Mais il y a des chantiers nécessaires dans l’ontologie et l’épistémologie sans quoi on ne pourrait faire droit efficacement à tout cela. Cela sera un préalable à enclencher la “grande transition” . On n’y pourra faire l’économie du sujet de la ville.
La ville africaine, celle qui est fille de la colonisation, fermée aux femmes et interdite à l’altérité, a été pensée pourtant contre la vernaculaire. Elle est conceptuellement l’espace de l’expérimentation première de la réification par cumulation de la nécessité d’assujettir et du projet urbain de conformation au système d’une consommation stéréotypée.
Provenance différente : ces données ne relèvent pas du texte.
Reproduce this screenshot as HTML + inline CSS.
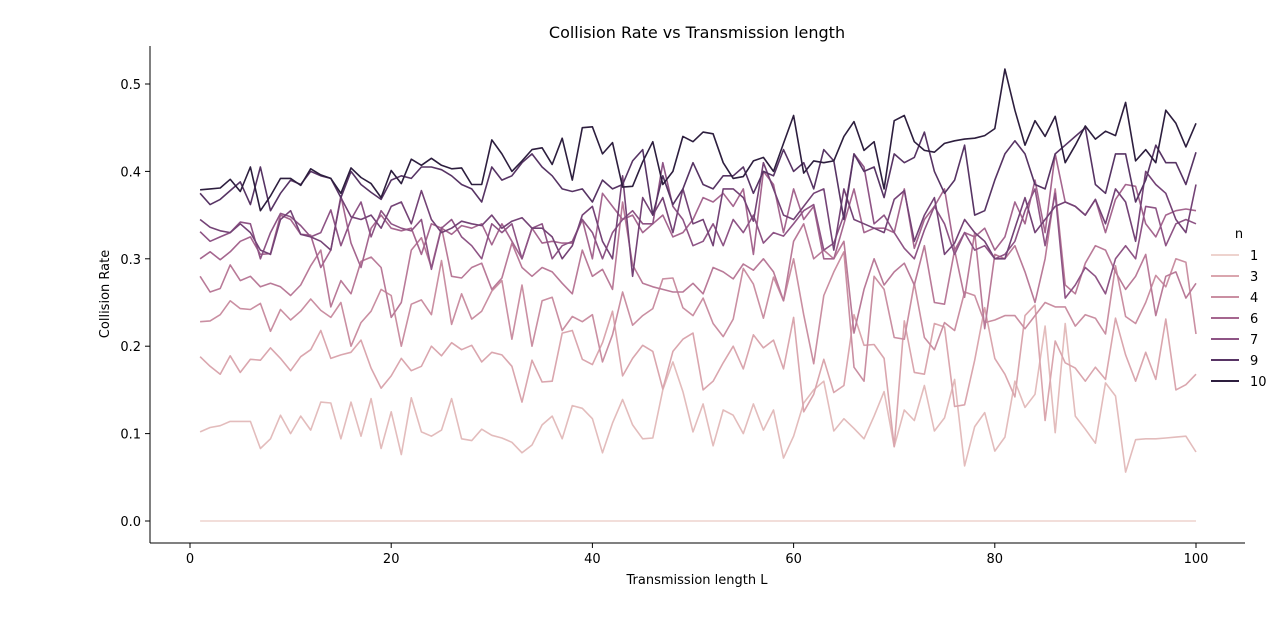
<!DOCTYPE html>
<html><head><meta charset="utf-8"><style>
body{margin:0;background:#fff;font-family:"Liberation Sans","DejaVu Sans",sans-serif}
svg text{font-family:"DejaVu Sans","Liberation Sans",sans-serif;fill:#000}
</style></head><body>
<svg id="chart" width="1280" height="615" viewBox="0 0 1280 615" xmlns="http://www.w3.org/2000/svg">
<text x="697" y="38" font-size="16" text-anchor="middle">Collision Rate vs Transmission length</text>
<g id="marks"></g>
<g id="axes"></g>
<text x="697" y="584" font-size="13" text-anchor="middle">Transmission length L</text>
<text transform="translate(109,294) rotate(-90)" font-size="13" text-anchor="middle">Collision Rate</text>
<g id="legend"></g>
</svg>
<script>
const nValues=[1,2,3,4,5,6,7,8,9,10];
const legendLabels=["1","3","4","6","7","9","10"];
const xTicks=[0,20,40,60,80,100];
const yTicks=[0,0.1,0.2,0.3,0.4,0.5];
const yTickLabels=["0.0","0.1","0.2","0.3","0.4","0.5"];
const colors=["#eed3ce","#e3bcbc","#daa6ae","#ca8fa2","#b97a98","#a5668f","#8e5485","#744376","#573464","#2d1e3e"];
const s1=new Array(100).fill(0);
const s2=[0.102,0.107,0.109,0.114,0.114,0.114,0.083,0.094,0.121,0.100,0.120,0.104,0.136,0.135,0.094,0.136,0.097,0.140,0.083,0.125,0.076,0.141,0.102,0.097,0.104,0.140,0.094,0.092,0.105,0.098,0.095,0.090,0.078,0.087,0.110,0.120,0.094,0.132,0.129,0.117,0.078,0.112,0.139,0.110,0.094,0.095,0.150,0.182,0.148,0.102,0.134,0.086,0.127,0.121,0.100,0.134,0.104,0.127,0.072,0.097,0.135,0.150,0.160,0.103,0.117,0.106,0.094,0.120,0.148,0.085,0.127,0.115,0.155,0.103,0.118,0.162,0.063,0.108,0.124,0.080,0.096,0.160,0.130,0.145,0.223,0.101,0.226,0.120,0.105,0.089,0.158,0.143,0.056,0.093,0.094,0.094,0.095,0.096,0.097,0.079];
const s3=[0.188,0.177,0.168,0.189,0.170,0.185,0.184,0.198,0.186,0.172,0.188,0.196,0.218,0.186,0.190,0.193,0.207,0.175,0.152,0.166,0.186,0.172,0.177,0.200,0.189,0.204,0.196,0.201,0.182,0.193,0.190,0.177,0.136,0.184,0.159,0.160,0.215,0.218,0.185,0.179,0.204,0.240,0.166,0.186,0.201,0.194,0.151,0.194,0.208,0.215,0.150,0.160,0.181,0.200,0.174,0.213,0.198,0.207,0.174,0.233,0.125,0.145,0.185,0.147,0.155,0.236,0.201,0.202,0.186,0.085,0.229,0.170,0.168,0.226,0.222,0.131,0.133,0.184,0.244,0.186,0.168,0.142,0.235,0.247,0.115,0.206,0.181,0.175,0.160,0.176,0.162,0.232,0.190,0.160,0.193,0.162,0.231,0.150,0.156,0.168];
const s4=[0.228,0.229,0.236,0.252,0.243,0.242,0.249,0.217,0.242,0.230,0.240,0.254,0.241,0.233,0.250,0.200,0.227,0.240,0.265,0.258,0.200,0.248,0.253,0.236,0.298,0.225,0.260,0.231,0.240,0.263,0.275,0.208,0.270,0.200,0.252,0.256,0.218,0.234,0.228,0.236,0.182,0.213,0.262,0.224,0.235,0.243,0.277,0.278,0.244,0.235,0.255,0.226,0.211,0.231,0.289,0.271,0.232,0.279,0.252,0.300,0.236,0.180,0.258,0.285,0.308,0.176,0.160,0.280,0.265,0.210,0.208,0.272,0.210,0.196,0.227,0.218,0.262,0.258,0.227,0.230,0.235,0.235,0.220,0.235,0.250,0.245,0.245,0.223,0.236,0.232,0.214,0.292,0.234,0.226,0.250,0.281,0.268,0.300,0.296,0.214];
const s5=[0.280,0.262,0.266,0.293,0.275,0.280,0.268,0.272,0.268,0.258,0.270,0.292,0.310,0.245,0.275,0.260,0.297,0.302,0.290,0.233,0.250,0.310,0.324,0.290,0.336,0.280,0.278,0.290,0.295,0.265,0.278,0.318,0.290,0.280,0.290,0.285,0.272,0.260,0.310,0.280,0.288,0.265,0.365,0.293,0.272,0.268,0.265,0.262,0.262,0.272,0.260,0.290,0.285,0.277,0.294,0.287,0.300,0.285,0.252,0.320,0.340,0.300,0.310,0.300,0.320,0.215,0.265,0.300,0.270,0.285,0.295,0.270,0.315,0.250,0.248,0.310,0.256,0.330,0.220,0.305,0.300,0.315,0.285,0.250,0.300,0.380,0.270,0.260,0.295,0.315,0.310,0.285,0.265,0.280,0.305,0.235,0.280,0.285,0.255,0.272];
const s6=[0.300,0.308,0.299,0.308,0.320,0.325,0.305,0.306,0.350,0.345,0.328,0.327,0.290,0.310,0.372,0.318,0.290,0.335,0.350,0.335,0.332,0.335,0.305,0.340,0.335,0.328,0.338,0.335,0.340,0.316,0.340,0.320,0.300,0.335,0.318,0.320,0.318,0.318,0.345,0.300,0.375,0.360,0.345,0.350,0.330,0.340,0.350,0.325,0.330,0.345,0.370,0.365,0.375,0.360,0.380,0.305,0.400,0.385,0.330,0.380,0.345,0.360,0.300,0.300,0.340,0.380,0.330,0.335,0.335,0.330,0.380,0.312,0.345,0.360,0.380,0.310,0.330,0.325,0.335,0.310,0.325,0.365,0.340,0.390,0.330,0.420,0.365,0.360,0.350,0.368,0.330,0.368,0.385,0.383,0.340,0.325,0.350,0.355,0.357,0.355];
const s7=[0.331,0.320,0.325,0.330,0.342,0.340,0.300,0.330,0.352,0.348,0.338,0.325,0.330,0.356,0.315,0.345,0.365,0.325,0.355,0.340,0.335,0.332,0.345,0.288,0.335,0.345,0.325,0.315,0.300,0.340,0.330,0.340,0.300,0.335,0.340,0.300,0.315,0.320,0.345,0.330,0.300,0.330,0.345,0.355,0.340,0.340,0.410,0.360,0.345,0.315,0.320,0.340,0.315,0.345,0.330,0.350,0.318,0.330,0.326,0.340,0.355,0.362,0.310,0.318,0.350,0.420,0.405,0.340,0.350,0.330,0.312,0.300,0.333,0.360,0.340,0.305,0.330,0.310,0.315,0.300,0.305,0.320,0.355,0.380,0.315,0.375,0.255,0.270,0.290,0.280,0.260,0.300,0.315,0.300,0.360,0.358,0.315,0.340,0.345,0.340];
const s8=[0.345,0.336,0.332,0.330,0.340,0.330,0.310,0.305,0.345,0.355,0.328,0.325,0.320,0.310,0.370,0.348,0.345,0.350,0.335,0.360,0.365,0.340,0.378,0.345,0.330,0.335,0.343,0.340,0.338,0.350,0.335,0.343,0.347,0.335,0.335,0.325,0.300,0.315,0.350,0.360,0.320,0.300,0.395,0.280,0.370,0.350,0.370,0.330,0.380,0.340,0.345,0.315,0.380,0.380,0.370,0.343,0.410,0.380,0.350,0.345,0.360,0.375,0.380,0.310,0.380,0.345,0.340,0.335,0.330,0.368,0.378,0.320,0.350,0.370,0.305,0.318,0.345,0.330,0.320,0.300,0.300,0.335,0.370,0.330,0.345,0.360,0.365,0.360,0.350,0.368,0.340,0.380,0.365,0.320,0.400,0.385,0.375,0.345,0.330,0.385];
const s9=[0.375,0.362,0.368,0.378,0.388,0.362,0.405,0.355,0.375,0.390,0.385,0.400,0.395,0.392,0.370,0.400,0.385,0.376,0.368,0.390,0.395,0.392,0.405,0.405,0.402,0.395,0.385,0.380,0.365,0.405,0.390,0.395,0.410,0.420,0.405,0.395,0.380,0.377,0.380,0.365,0.390,0.380,0.385,0.412,0.425,0.350,0.395,0.362,0.380,0.410,0.385,0.380,0.395,0.395,0.405,0.375,0.400,0.395,0.425,0.400,0.410,0.380,0.425,0.412,0.345,0.420,0.400,0.405,0.370,0.420,0.410,0.416,0.445,0.400,0.375,0.390,0.430,0.350,0.355,0.390,0.420,0.435,0.420,0.385,0.380,0.420,0.430,0.440,0.450,0.385,0.375,0.420,0.420,0.365,0.390,0.430,0.410,0.410,0.385,0.422];
const s10=[0.379,0.380,0.381,0.391,0.377,0.405,0.355,0.372,0.392,0.392,0.384,0.403,0.396,0.392,0.375,0.404,0.393,0.386,0.370,0.401,0.386,0.414,0.407,0.415,0.407,0.403,0.404,0.385,0.385,0.436,0.420,0.400,0.412,0.425,0.427,0.408,0.438,0.390,0.450,0.451,0.420,0.433,0.382,0.383,0.411,0.434,0.385,0.400,0.440,0.434,0.445,0.443,0.410,0.392,0.394,0.412,0.416,0.400,0.432,0.464,0.398,0.412,0.410,0.412,0.440,0.457,0.424,0.434,0.380,0.458,0.464,0.434,0.424,0.422,0.432,0.435,0.437,0.438,0.441,0.449,0.517,0.470,0.430,0.458,0.440,0.463,0.410,0.430,0.452,0.437,0.446,0.441,0.479,0.412,0.425,0.410,0.470,0.455,0.428,0.455];
const series=[s1,s2,s3,s4,s5,s6,s7,s8,s9,s10];
const NS="http://www.w3.org/2000/svg";
const X0=150,X1=1245,Y0=543,Y1=46;
function xs(v){return 190+v*(1196-190)/100;}
function ys(v){return 521-v*(521-84)/0.5;}
function mk(t,a,p){const e=document.createElementNS(NS,t);for(const k in a)e.setAttribute(k,a[k]);p.appendChild(e);return e;}
const marks=document.getElementById('marks');
series.forEach((s,i)=>{
  const d=s.map((v,j)=>(j?'L':'M')+xs(j+1).toFixed(1)+','+ys(v).toFixed(1)).join('');
  const p=mk('path',{d:d,fill:'none',stroke:colors[i],'stroke-width':1.6,'stroke-linejoin':'round'},marks);
  
  
});
const axes=document.getElementById('axes');
mk('line',{x1:X0,y1:Y1,x2:X0,y2:Y0,stroke:'#000','stroke-width':1},axes);
mk('line',{x1:X0,y1:Y0,x2:X1,y2:Y0,stroke:'#000','stroke-width':1},axes);
xTicks.forEach(v=>{
  mk('line',{x1:xs(v),y1:Y0,x2:xs(v),y2:Y0+5,stroke:'#000'},axes);
  const t=mk('text',{x:xs(v),y:Y0+20,'font-size':13,'text-anchor':'middle'},axes);t.textContent=v;
  
  
});
yTicks.forEach((v,i)=>{
  mk('line',{x1:X0-5,y1:ys(v),x2:X0,y2:ys(v),stroke:'#000'},axes);
  const t=mk('text',{x:X0-9,y:ys(v)+5,'font-size':13,'text-anchor':'end'},axes);t.textContent=yTickLabels[i];
  
  
});
const lg=document.getElementById('legend');
const tt=mk('text',{x:1239,y:238,'font-size':13,'text-anchor':'middle'},lg);tt.textContent='n';
legendLabels.forEach((l,i)=>{
  const y=255+i*21;
  const c=colors[nValues.indexOf(+l)];
  mk('line',{x1:1211,y1:y,x2:1239,y2:y,stroke:c,'stroke-width':2},lg);
  const t=mk('text',{x:1250,y:y+5,'font-size':13},lg);t.textContent=l;
  
  
});
</script>
</body></html>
Ceci d’abord par la neutralisation de la charge de l’espace (cosmoarchitecture). Elle est la nouvelle future frontière du capitalisme digital et sous tension du destin de la réalisation par elle du déterminisme artificialiste. C’est en même temps en elle — dans ses potentiels vernaculaires — qu’il faut aujourd’hui observer l’érosion de l’artificiel achevé. C’est en elle et par elle qu’il faudra demain faire triompher les forces et les vérités du vernaculaire.